Os argumentos legais apresentados são justamente o que a FTC entenderia como práticas comerciais predatórias, como obrigar fornecedores a utilizar os armazéns da Amazon para estocar seus produtos, serem impedidos de vender seus produtos por preços menores em outros marketplaces, compra de mídia na própria Amazon para anunciar os produtos sendo comercializado por lá, além de não poderem reclamar se porventura a Amazon privilegiar seus próprios produtos em detrimento daqueles dos fornecedores que utilizam sua plataforma.

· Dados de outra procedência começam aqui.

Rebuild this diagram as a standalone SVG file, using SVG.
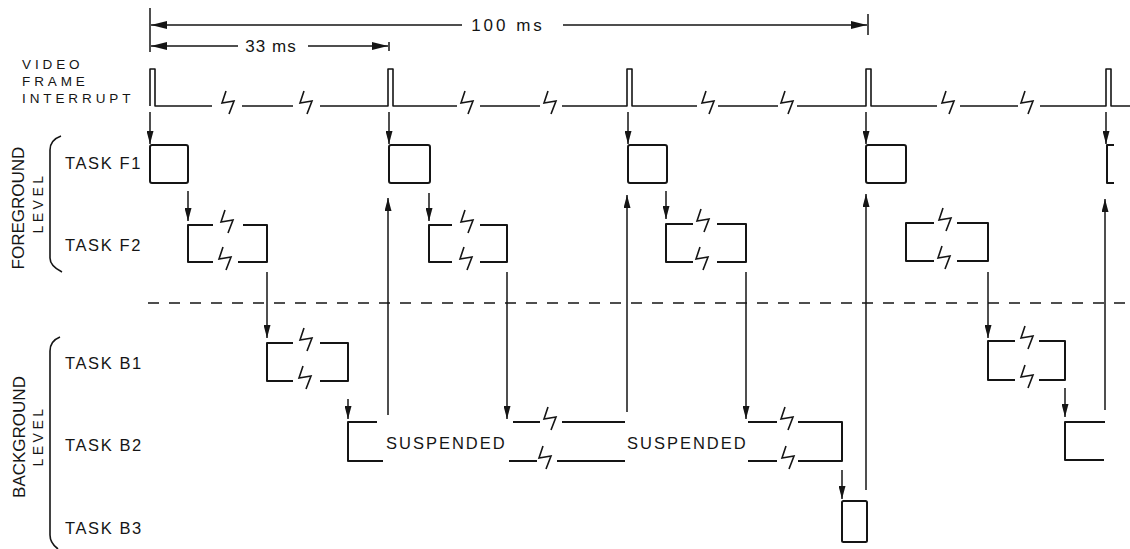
<svg xmlns="http://www.w3.org/2000/svg" xmlns:xlink="http://www.w3.org/1999/xlink" width="1130" height="549" viewBox="0 0 1130 549">
<style>
.ln{fill:none;stroke:#151515;stroke-width:1.6;stroke-linejoin:round;stroke-linecap:butt}
.bx{fill:none;stroke:#151515;stroke-width:2;stroke-linejoin:round}
.ar{fill:none;stroke:#151515;stroke-width:1.5;marker-end:url(#ah)}
.dim{fill:none;stroke:#151515;stroke-width:1.5}
.zz{fill:none;stroke:#151515;stroke-width:1.6;stroke-linejoin:miter}
.lbl{font-family:"Liberation Sans",Arial,sans-serif;fill:#151515}
.sig{font-size:13.5px;letter-spacing:3.9px}
.task{font-size:16.5px;letter-spacing:1.6px}
.side{font-size:17px}
.lev{font-size:14px;letter-spacing:3.5px}
.ms{font-size:17px;letter-spacing:1px}
</style>
<defs>
<marker id="ah" viewBox="0 0 13 7" refX="13" refY="3.5" markerWidth="13" markerHeight="7" markerUnits="userSpaceOnUse" orient="auto">
<path d="M0,0 L13,3.5 L0,7 Z" fill="#151515"/>
</marker>
<marker id="dh" viewBox="0 0 16 8" refX="16" refY="4" markerWidth="16" markerHeight="8" markerUnits="userSpaceOnUse" orient="auto">
<path d="M0,0 L16,4 L0,8 Z" fill="#151515"/>
</marker>
<path id="z" class="zz" d="M-2,-15 L-6,-3 L6,-5 L1,8"/>
</defs>
<rect width="1130" height="549" fill="#fff"/>

<!-- dimension lines -->
<g id="dimensions">
<path class="dim" d="M150,8 V52"/>
<path class="dim" d="M462,25 H151" marker-end="url(#dh)"/>
<path class="dim" d="M563,25 H867" marker-end="url(#dh)"/>
<path class="dim" d="M868,14 V35"/>
<text class="lbl ms" x="508" y="31" text-anchor="middle" style="letter-spacing:3px">100 ms</text>
<path class="dim" d="M238,46 H151" marker-end="url(#dh)"/>
<path class="dim" d="M308,46 H388" marker-end="url(#dh)"/>
<path class="dim" d="M389,42 V51"/>
<text class="lbl ms" x="271" y="52" text-anchor="middle">33 ms</text>
</g>

<!-- labels -->
<g id="labels">
<text class="lbl sig" x="22" y="69">VIDEO</text>
<text class="lbl sig" x="22" y="86">FRAME</text>
<text class="lbl sig" x="22" y="103">INTERRUPT</text>
<text class="lbl task" x="65" y="169">TASK F1</text>
<text class="lbl task" x="65" y="251">TASK F2</text>
<text class="lbl task" x="65" y="369">TASK B1</text>
<text class="lbl task" x="65" y="451">TASK B2</text>
<text class="lbl task" x="65" y="534">TASK B3</text>
<text class="lbl side" transform="translate(24,208) rotate(-90)" text-anchor="middle">FOREGROUND</text>
<text class="lbl lev" transform="translate(43,203) rotate(-90)" text-anchor="middle">LEVEL</text>
<text class="lbl side" transform="translate(25,437) rotate(-90)" text-anchor="middle">BACKGROUND</text>
<text class="lbl lev" transform="translate(43,436) rotate(-90)" text-anchor="middle">LEVEL</text>
<path class="ln" d="M61,136 Q50,140 50,150 V258 Q50,266 62,272"/>
<path class="ln" d="M60,337 Q50,341 50,351 V535 Q50,543 58,549"/>
</g>

<!-- video frame interrupt signal -->
<g id="video-signal">
<path class="ln" d="M150,106 V69 H155 V106 H212 M242,106 H293 M320,106 H388 V69 H393 V106 H457 M480,106 H540 M562,106 H627 V69 H632 V106 H697 M718,106 H778 M797,106 H866 V69 H871 V106 H937 M960,106 H1018 M1040,106 H1106 V69 H1111 V106 H1130"/>
<use xlink:href="#z" href="#z" x="228" y="106"/>
<use xlink:href="#z" href="#z" x="306" y="106"/>
<use xlink:href="#z" href="#z" x="467" y="106"/>
<use xlink:href="#z" href="#z" x="550" y="106"/>
<use xlink:href="#z" href="#z" x="708" y="106"/>
<use xlink:href="#z" href="#z" x="787" y="106"/>
<use xlink:href="#z" href="#z" x="948" y="106"/>
<use xlink:href="#z" href="#z" x="1027" y="106"/>
</g>

<!-- level divider -->
<path id="divider" d="M148,303 H1130" fill="none" stroke="#151515" stroke-width="1.5" stroke-dasharray="11 10"/>

<!-- Task F1 runs -->
<g id="f1-1"><rect class="bx" x="150" y="145" width="38" height="38" rx="2"/></g>
<g id="f1-2"><rect class="bx" x="389" y="145" width="41" height="38" rx="2"/></g>
<g id="f1-3"><rect class="bx" x="628" y="145" width="39" height="38" rx="2"/></g>
<g id="f1-4"><rect class="bx" x="866" y="145" width="40" height="38" rx="2"/></g>
<g id="f1-5"><path class="bx" d="M1114,145 H1107 V183 H1114"/></g>

<!-- Task F2 runs -->
<g id="f2-1">
<path class="bx" d="M213,225 H188 V262 H213 M243,225 H267 V262 H238"/>
<use xlink:href="#z" href="#z" x="227" y="225"/><use xlink:href="#z" href="#z" x="225" y="262"/>
</g>
<g id="f2-2">
<path class="bx" d="M452,225 H429 V262 H452 M480,225 H507 V262 H480"/>
<use xlink:href="#z" href="#z" x="467" y="225"/><use xlink:href="#z" href="#z" x="466" y="262"/>
</g>
<g id="f2-3">
<path class="bx" d="M693,224 H666 V262 H693 M717,224 H746 V262 H717"/>
<use xlink:href="#z" href="#z" x="703" y="224"/><use xlink:href="#z" href="#z" x="702" y="262"/>
</g>
<g id="f2-4">
<path class="bx" d="M934,223 H906 V261 H934 M957,223 H988 V261 H957"/>
<use xlink:href="#z" href="#z" x="945" y="223"/><use xlink:href="#z" href="#z" x="944" y="261"/>
</g>

<!-- Task B1 runs -->
<g id="b1-1">
<path class="bx" d="M293,343 H267 V381 H293 M320,343 H348 V381 H320"/>
<use xlink:href="#z" href="#z" x="306" y="343"/><use xlink:href="#z" href="#z" x="305" y="381"/>
</g>
<g id="b1-2">
<path class="bx" d="M1015,341 H988 V380 H1015 M1039,341 H1065 V380 H1039"/>
<use xlink:href="#z" href="#z" x="1027" y="341"/><use xlink:href="#z" href="#z" x="1027" y="380"/>
</g>

<!-- Task B2 runs -->
<g id="b2-1">
<path class="bx" d="M377,422 H348 V461 H383"/>
<text class="lbl task" x="386" y="449" style="letter-spacing:2px">SUSPENDED</text>
<path class="bx" d="M513,422 H540 M562,422 H625 M509,461 H537 M557,461 H625"/>
<use xlink:href="#z" href="#z" x="550" y="422"/><use xlink:href="#z" href="#z" x="545" y="461"/>
<text class="lbl task" x="627" y="449" style="letter-spacing:2px">SUSPENDED</text>
<path class="bx" d="M748,422 H777 M798,422 H842 V461 H798 M748,461 H777"/>
<use xlink:href="#z" href="#z" x="787" y="422"/><use xlink:href="#z" href="#z" x="788" y="461"/>
</g>
<g id="b2-2"><path class="bx" d="M1105,422 H1065 V460 H1104"/></g>

<!-- Task B3 run -->
<g id="b3-1"><rect class="bx" x="842" y="501" width="25" height="41" rx="1.5"/></g>

<!-- connectors -->
<g id="connectors">
<path class="ar" d="M150,112 V144"/>
<path class="ar" d="M389,112 V144"/>
<path class="ar" d="M628,112 V144"/>
<path class="ar" d="M866,112 V144"/>
<path class="ar" d="M1106,112 V144"/>
<path class="ar" d="M188,191 V221"/>
<path class="ar" d="M429,193 V221"/>
<path class="ar" d="M666,191 V219"/>
<path class="ar" d="M267,272 V338"/>
<path class="ar" d="M988,272 V338"/>
<path class="ar" d="M507,272 V419"/>
<path class="ar" d="M746,272 V419"/>
<path class="ar" d="M348,399 V419"/>
<path class="ar" d="M1065,388 V417"/>
<path class="ar" d="M842,470 V499"/>
<path class="ar" d="M388,415 V198"/>
<path class="ar" d="M627,412 V195"/>
<path class="ar" d="M866,490 V194"/>
<path class="ar" d="M1105,410 V199"/>
</g>
</svg>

Na visão da FTC, a Amazon estaria impedindo a competição e prejudicando os consumidores de conseguirem melhores preços no comércio eletrônico. E este é um argumento dificílimo de ser comprovado, dadas todas as variáveis do comércio nos EUA. Não à toa a Amazon se pronunciou da mesma forma como sempre contra argumentou sobre este tipo de iniciativa, lembrando que seus competidores são variados e seu poder de mercado não é tão significativo quanto se alega.
O processo judicial ainda está em seu início e é bem provável que dure anos. É possível também que sequer termine, caso haja um acordo entre a Amazon e a FTC. O que já se sabe e se pode prever é que o varejo virtual como o conhecemos pode mudar e mudar muito. As mudanças que este processo podem implicar vão desde a atualizaçao das leis sobre comércio eletrônico nos EUA, influenciando o Brasil, como já ocorre com a nova lei de mercados virtuais da União Europeia, que é baseada no artigo famoso de Lina e traz regras e inovações para o comércio eletrônico, já influenciando estudos e projetos de lei por aqui. Também podemos ter impactos na forma como as plataformas de comércio eletrônico trabalham com sua cadeia de fornecedores e vendedores, na forma como o modelo de publicidade ocorre nas plataformas e até na maneira como os modelos de assinatura do tipo Prime se estabelecem.
Na sua apresentação do processo, Lina foi cautelosa em não detalhar quais seriam os remédios comerciais e punições que a FTC buscaria acaso os tribunais reconheçam seus argumentos. Por ora Lina só quer provar que o rei está nu.